UNDER the heading, “Czech Reds Persecute Jehovah’s Witnesses as Well as Catholics,” the United States Catholic weekly, Our Sunday Visitor, May 17, 1953, published the following London dispatch:

“In Czechoslovakia the heavy hand of Communist repression has fallen with impartial ruthlessness on the Catholic Church and a group which has ranked as one of the Church’s most vehement opponents—the Jehovah’s Witnesses. Reports here disclosed that 2,260 Jehovah’s Witnesses—460 of them women—are under arrest in Czechoslovakia. Among them is their leader, Bohmil Miller, who was sentenced recently to 15 years at hard labor. Another is Jan Sebin, former leader, who has been condemned to 18 years’ imprisonment. Sebin spent six years in the Dachau and Buchenwald concentration camps in Germany under the nazis. The illness and physical disabilities he suffered as a result forced him to relinquish his post of command in 1950. The Jehovah’s Witnesses—known in Europe as the International Bible Students’ Association—has also been severely persecuted in other Iron Curtain countries, especially Eastern Germany. Leaders of the movement here said they believed the measures taken by the Prague authorities have all but eliminated the sect in Czechoslovakia.”

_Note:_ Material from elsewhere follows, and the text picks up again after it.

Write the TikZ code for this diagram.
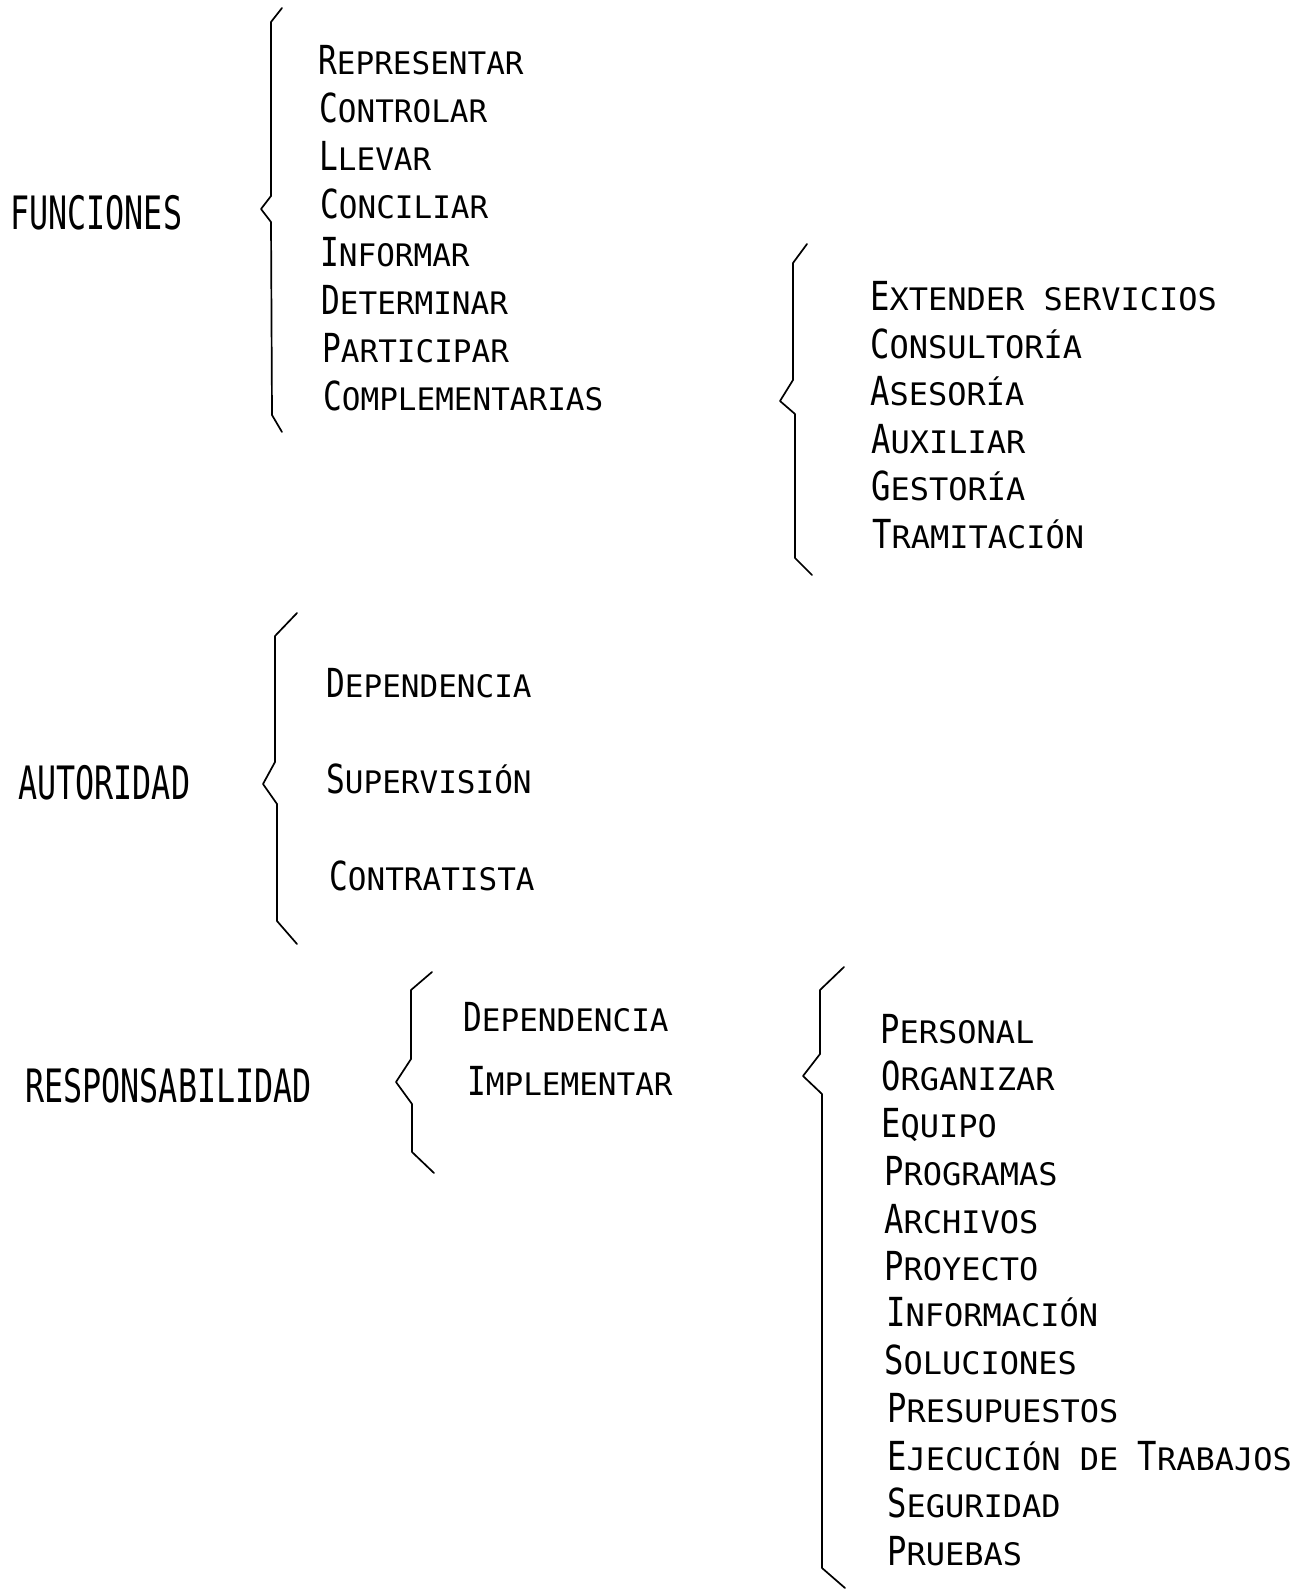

It is of interest to note that the foregoing report, while stating that the Reds are persecuting Catholics and Jehovah’s witnesses with an impartial hand, fails to give the figures for the number of Catholics in prison. Based on the latest published figures, 1951 Yearbook of Jehovah’s Witnesses, this report would indicate that 90 per cent of the witnesses in Czechoslovakia are now in prison.